XIX domenica del tempo ordinario: Lc 12,35-40
LA MORTE DI SIMEONE (Lello Scorzelli, 1968-71, Città del Vaticano, Basilica di San Pietro, Porta della Preghiera, particolare del pannello del Nunc dimittis)
Ancora una parabola, quella dei servi che vigilano. Con un padrone che arriva all’improvviso e, trovando svegli i servi, si mette a servirli a tavola (un’immagine fantastica, dimenticata dagli artisti!). Poi una seconda parabola, brevissima, dove è un ladro ad arrivare senza preavviso. In ogni caso – che la sorpresa la faccia il padrone o che la faccia il ladro – l’importante è non farsi cogliere in pigiama e pantofole, ma attenti, reattivi, capaci di rendersi subito utili.
L’opera scelta, che non illustra tali racconti, è per evocare due elementi in esse presenti: il servo fedele e la sua ricompensa. Rappresenta Simeone, «uomo giusto e pio», che, sentendosi premiato dall’aver potuto vedere Gesù, può cantare: «Ora lascia che il tuo servo vada in pace, secondo la tua parola, perché i miei occhi hanno visto la tua salvezza…» (Lc 2).

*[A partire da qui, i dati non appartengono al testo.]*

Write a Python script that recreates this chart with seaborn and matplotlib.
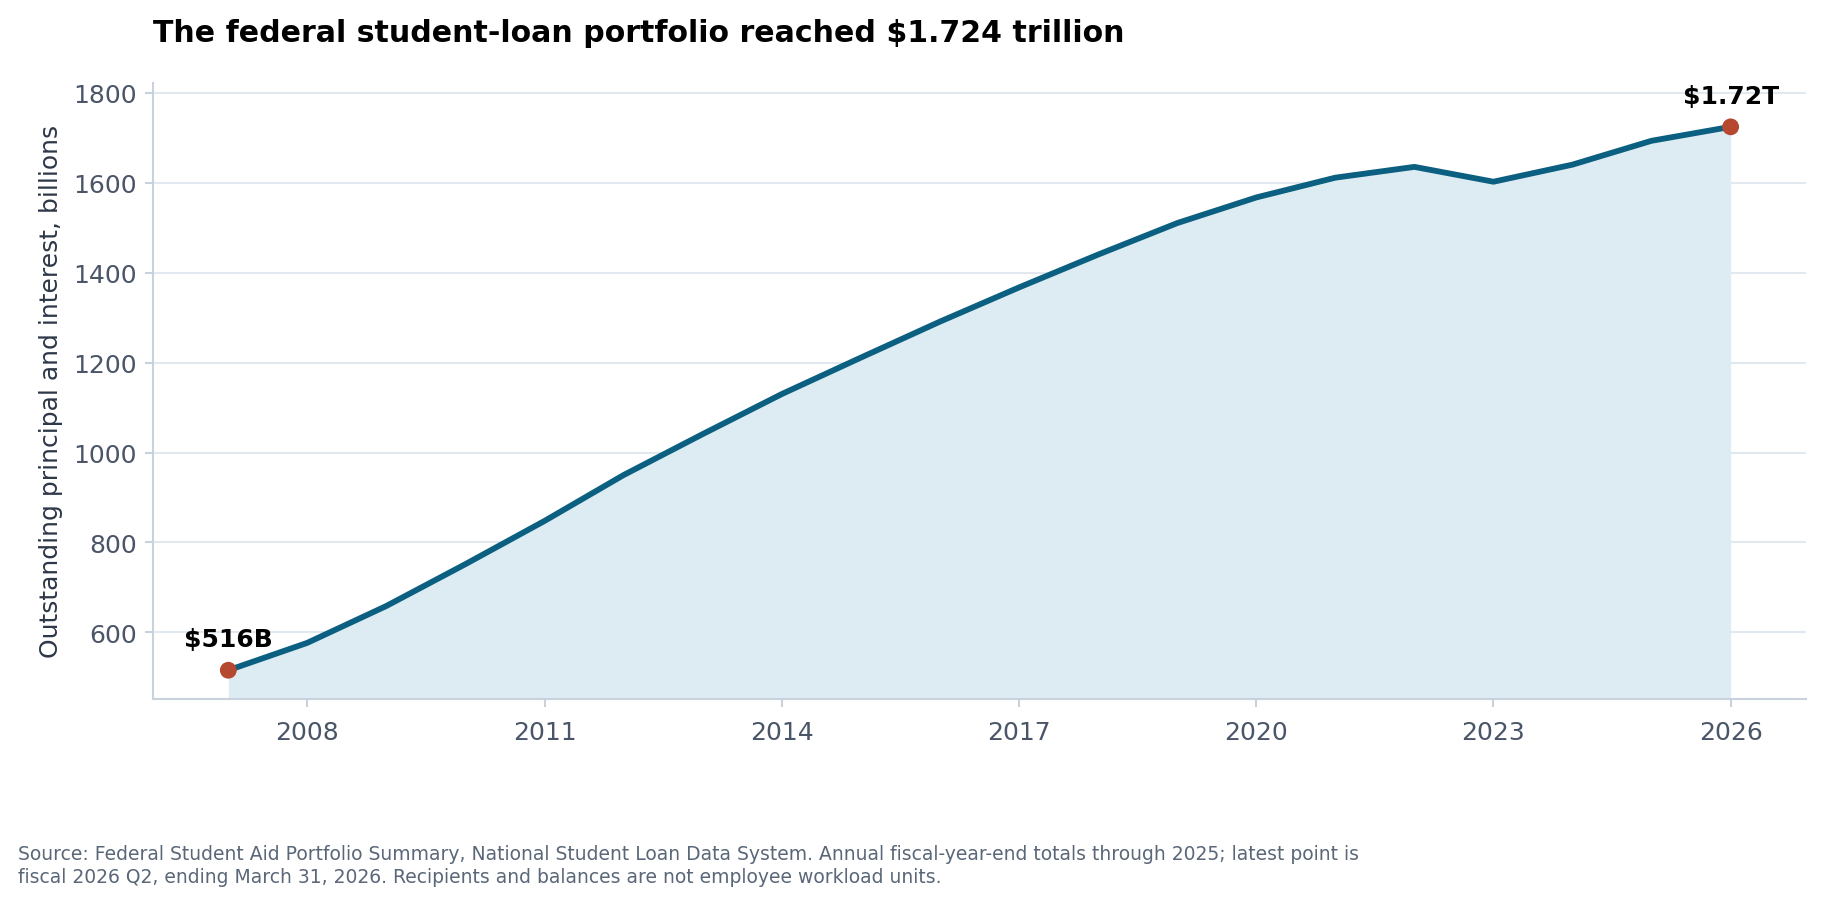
"""Federal student-loan portfolio line chart."""

import matplotlib.pyplot as plt
import pandas as pd
import seaborn as sns

# Data: fiscal-year-end totals, billions (2026 = fiscal Q2)
years = [2007, 2008, 2009, 2010, 2011, 2012, 2013, 2014, 2015, 2016,
         2017, 2018, 2019, 2020, 2021, 2022, 2023, 2024, 2025, 2026]
balance = [516, 577, 659, 752, 848, 950, 1041, 1130, 1211, 1291,
           1367, 1440, 1510, 1567, 1611, 1635, 1602, 1640, 1693, 1724]
end_labels = ["$516B", "$1.72T"]
x_ticks = [2008, 2011, 2014, 2017, 2020, 2023, 2026]

title = "The federal student-loan portfolio reached $1.724 trillion"
y_label = "Outstanding principal and interest, billions"
source = ("Source: Federal Student Aid Portfolio Summary, National Student Loan Data System. "
          "Annual fiscal-year-end totals through 2025; latest point is\n"
          "fiscal 2026 Q2, ending March 31, 2026. Recipients and balances are not "
          "employee workload units.")

LINE = "#0b5f80"
FILL = "#ddebf3"
DOT = "#b5482e"
TICK = "#4a5568"
SPINE = "#c8d1dc"
GRID = "#e2e8f0"

df = pd.DataFrame({"year": years, "balance": balance})

sns.set_theme(style="white")
plt.rcParams["font.family"] = ["DejaVu Sans"]

fig = plt.figure(figsize=(12.16, 6.033), dpi=150)
ax = fig.add_axes([0.084, 0.2265, 0.906, 0.681])

ax.fill_between(df["year"], df["balance"], 0, color=FILL, linewidth=0, zorder=1)
sns.lineplot(data=df, x="year", y="balance", ax=ax, color=LINE, linewidth=2.8, zorder=3)

ends = df.iloc[[0, -1]]
sns.scatterplot(data=ends, x="year", y="balance", ax=ax, color=DOT, s=65,
                edgecolor="none", zorder=4)
for (_, row), lab in zip(ends.iterrows(), end_labels):
    ax.annotate(lab, (row["year"], row["balance"]), xytext=(0, 9),
                textcoords="offset points", ha="center", va="bottom",
                fontsize=12, fontweight="bold", color="black", zorder=5)

ax.set_xlim(2006.05, 2026.95)
ax.set_ylim(452, 1822)
ax.set_xticks(x_ticks)
ax.set_xticklabels([str(t) for t in x_ticks])
ax.set_yticks([600, 800, 1000, 1200, 1400, 1600, 1800])

ax.yaxis.grid(True, color=GRID, linewidth=1.0, zorder=0)
ax.xaxis.grid(False)
ax.set_axisbelow(True)

for side in ["top", "right"]:
    ax.spines[side].set_visible(False)
for side in ["left", "bottom"]:
    ax.spines[side].set_color(SPINE)
    ax.spines[side].set_linewidth(1.0)

ax.tick_params(axis="both", which="major", labelsize=12, colors=SPINE,
               labelcolor=TICK, length=4, width=1, left=True, bottom=True, pad=6)
ax.tick_params(axis="y", pad=4)
ax.set_xlabel("")
ax.set_ylabel(y_label, fontsize=12, color="#2d3748", labelpad=5)

ax.set_title(title, loc="left", fontsize=14.4, fontweight="bold", color="black", pad=20)

fig.text(0.0096, 0.02, source, fontsize=9, color="#5a6778", ha="left",
         va="bottom", linespacing=1.25)

fig.savefig("out.png", dpi=150)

Il fatto che Simeone poi muoia, non significa che sia la morte la protagonista delle parabole di oggi e che il nostro vigilare sia per timore del giudizio finale. Le vesti strette ai fianchi, tipiche di chi lavora e di chi cammina, sono lì a dire di guardarsi dal pericolo della sedentarietà; le lampade accese, dal pericolo della rilassatezza. Dopo il richiamo di domenica scorsa a farsi uno zaino leggero, eccone un altro a ricordare che c’è ancora tanto da fare e da camminare.
La figura del padrone che si mette a servizio è la beatitudine massima che Gesù garantisce a chi gli è fedele: un premio di consolazione talmente grande che, per una volta, invece d’essere secondario, è quello principale. L’abolizione della servitù, o, meglio, un regno dove tutti sanno essere servi, oltre a costituire una mancia gigantesca, è un regalo impegnativo. Come quell’arte che si chiama amicizia: «Non vi chiamo più servi, perché il servo non sa quello che fa il suo padrone; ma vi ho chiamato amici, perché tutto ciò che ho udito dal Padre mio l’ho fatto conoscere a voi» (Gv 15,15).